A landmark work in the worlds of New Queer Cinema and independent film, Todd Haynes’ Poison is an allegorical triptych that’s both disturbing and beautiful. Inspired by the writings of French author Jean Genet, the film explores themes of societal rejection that’s motivated by characters’ perceived transgressions. There’s an outsider at the heart of the three interweaving stories, and Haynes uses wildly divergent techniques to obliquely comment on the AIDS crisis and the marginalization of gays.
The film is often deliberately off-putting, and it sometimes seems as if the three disparate stories fail to cohere into a single cogent work, but Poison absolutely establishes Haynes’ abilities as an adept stylist. Later films, like the impeccably designed Douglas Sirk homage Far From Heaven and the fragmented pop dream of I’m Not There, are presaged here — not in a specific way, but in the way that Haynes achieves committed and detailed stylistic palettes and effortlessly shifts between them.
The film’s three segments are “Hero,” in which an unseen boy is reported to have killed his father and then flown away; “Horror,” where a scientist isolates the sex drive but accidentally ingests it, causing him to become leprous; and “Homo,” a prison romance that’s doomed from the start, punctuated by flashbacks of a lushly rendered reform school.
“Hero” is mock tabloid journalism, shot in a lurid, sometimes distorted manner that recalls all manner of TV newsmagazines. “Horror” is a credible imitation of ’50s B-pictures, with stilted performances and canted angles to match. “Homo,” a kind of retelling of Genet’s novel The Miracle of the Rose, is at once the most naturalistic and dreamlike of the three segments.
As a debut feature, Poison is a remarkable film, blending high art and the grotesque boldly. It’s not as assured or coherent as some of Haynes’ later work, but it stands as a signal of things to come.
Zeitgeist, who first released the film during the studio’s infancy, is now releasing a 20th Anniversary edition DVD. This edition features a new high definition digital transfer, sourced from the original 35mm internegative of the 16mm film.
Carried over from the previous DVD release is an audio commentary by Haynes, producer Christine Vachon and editor/star James Lyons, who played the object of desire in the “Homo” segment.

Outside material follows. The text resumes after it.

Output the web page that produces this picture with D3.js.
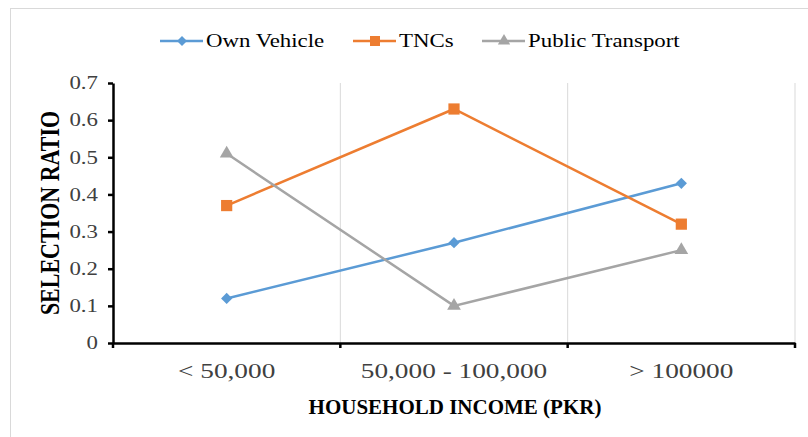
<!DOCTYPE html>
<html lang="en">
  <head>
    <meta charset="utf-8" />
    <script src="https://cdn.jsdelivr.net/npm/d3@7/dist/d3.min.js"></script>
    <style>
      body { margin: 0; background: #fff; }
      text { font-family: "Liberation Serif", "Times New Roman", serif; }
      .y-axis .tick text { fill: #404040; font-size: 18px; }
      .x-axis .tick text { fill: #404040; font-size: 21.5px; }
      .axis-title { font-weight: bold; fill: #000; }
      .legend text { font-size: 18px; fill: #000; }
    </style>
  </head>
  <body>
    <div id="container"></div>

    <script type="module">
      const categories = ["< 50,000", "50,000 - 100,000", "> 100000"];
      const ownVehicle = [0.12, 0.27, 0.43];
      const tncs = [0.37, 0.63, 0.32];
      const publicTransport = [0.51, 0.10, 0.25];
      const yTicks = [0, 0.1, 0.2, 0.3, 0.4, 0.5, 0.6, 0.7];

      const series = [
        { name: "Own Vehicle", values: ownVehicle, color: "#5B9BD5", symbol: d3.symbolDiamond2, size: 80 },
        { name: "TNCs", values: tncs, color: "#ED7D31", symbol: d3.symbolSquare2, size: 160 },
        { name: "Public Transport", values: publicTransport, color: "#A5A5A5", symbol: d3.symbolTriangle2, size: 135 }
      ];

      const width = 808;
      const height = 437;
      const margin = { left: 113, right: 13, top: 83, bottom: 94 };
      // the source picture looks stretched sideways, so text gets a horizontal scale
      const SX = 1.27;

      const svg = d3.select("#container").append("svg").attr("width", width).attr("height", height);

      // outer chart border
      svg.append("rect").attr("x", 10.5).attr("y", 8.5).attr("width", 820).attr("height", 460)
        .attr("fill", "none").attr("stroke", "#d9d9d9");

      const x = d3.scaleBand().domain(categories).range([margin.left, width - margin.right]);
      const y = d3.scaleLinear().domain([0, 0.7]).range([height - margin.bottom, margin.top]);

      // vertical gridlines at category boundaries
      svg.append("g").selectAll("line").data(categories).enter().append("line")
        .attr("x1", (d) => x(d) + x.bandwidth()).attr("x2", (d) => x(d) + x.bandwidth())
        .attr("y1", y(0.7)).attr("y2", y(0))
        .attr("stroke", "#d9d9d9").attr("stroke-width", 1);

      // y axis
      const yAxis = svg.append("g").attr("class", "y-axis").attr("transform", `translate(${margin.left},0)`)
        .call(d3.axisLeft(y).tickValues(yTicks).tickFormat((d) => (d === 0 ? "0" : d3.format(".1f")(d))).tickSize(5).tickSizeOuter(0));
      yAxis.select(".domain").attr("stroke", "#000").attr("stroke-width", 2.5);
      yAxis.selectAll(".tick line").attr("stroke", "#000").attr("stroke-width", 2.5);
      yAxis.selectAll(".tick text").attr("x", 0).attr("transform", `translate(-15,0) scale(${SX},1)`);

      // x axis
      const xAxis = svg.append("g").attr("class", "x-axis").attr("transform", `translate(0,${y(0)})`)
        .call(d3.axisBottom(x).tickSize(0).tickPadding(20));
      xAxis.select(".domain").attr("stroke", "#000").attr("stroke-width", 2.5);
      xAxis.selectAll(".tick text").attr("transform", `scale(${SX},1)`);
      const bounds = [margin.left].concat(categories.map((d) => x(d) + x.bandwidth()));
      xAxis.selectAll(".bound").data(bounds).enter().append("line")
        .attr("x1", (d) => d).attr("x2", (d) => d).attr("y1", 0).attr("y2", 5)
        .attr("stroke", "#000").attr("stroke-width", 2.5);

      const cx = (i) => x(categories[i]) + x.bandwidth() / 2;
      const line = d3.line().x((d, i) => cx(i)).y((d) => y(d));

      series.forEach((s) => {
        svg.append("path").datum(s.values).attr("fill", "none").attr("stroke", s.color)
          .attr("stroke-width", 2.5).attr("d", line);
        svg.append("g").selectAll("path").data(s.values).enter().append("path")
          .attr("transform", (d, i) => `translate(${cx(i)},${y(d)})`)
          .attr("d", d3.symbol().type(s.symbol).size(s.size)).attr("fill", s.color);
      });

      // axis titles
      svg.append("text").attr("class", "axis-title").attr("text-anchor", "middle").style("font-size", "22px")
        .attr("transform", `translate(59,${(y(0) + y(0.7)) / 2}) rotate(-90) scale(1,${SX})`).text("SELECTION RATIO");
      svg.append("text").attr("class", "axis-title").attr("text-anchor", "middle").style("font-size", "21px")
        .attr("x", 455).attr("y", 414).text("HOUSEHOLD INCOME (PKR)");

      // legend
      const legendX = [160, 353, 482];
      const legend = svg.append("g").attr("class", "legend");
      series.forEach((s, i) => {
        const g = legend.append("g").attr("transform", `translate(${legendX[i]},41)`);
        g.append("line").attr("x1", 0).attr("x2", 43).attr("stroke", s.color).attr("stroke-width", 2.5);
        g.append("path").attr("transform", "translate(22,0)").attr("d", d3.symbol().type(s.symbol).size(s.size * 0.8)).attr("fill", s.color);
        g.append("text").attr("transform", `translate(46,6) scale(${SX},1)`).text(s.name);
      });
    </script>
  </body>
</html>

New to this edition is a post-screening Q&A with Haynes, Vachon and executive producer James Schamus after a screening at Sundance to celebrate the 20th anniversary of the film’s Grand Jury Prize there. The Q&A is a little scattered and the audio quality leaves a little to be desired, but it’s worth a look.
A gallery of original poster concepts by Haynes and a collection of behind-the-scenes polaroids by Kelly Reichardt, who served as props master and key dresser for the film, are included on the disc, along with the original theatrical trailer.
A striking extra is the 2010 short film Last Address by Ira Sachs, which features single, unblinking shots of the final homes of New York-based artists who were victims of AIDS. One of them is James Lyons, who can be heard on the audio commentary.
The package also includes a booklet with production notes, Haynes’ director’s statement from 1991, J. Hoberman’s original Village Voice review, a director’s note from Sachs and memories from Zeitgeist co-presidents Nancy Gerstman and Emily Russo, who recall the vitriolic controversy surrounding the film and its partial NEA funding.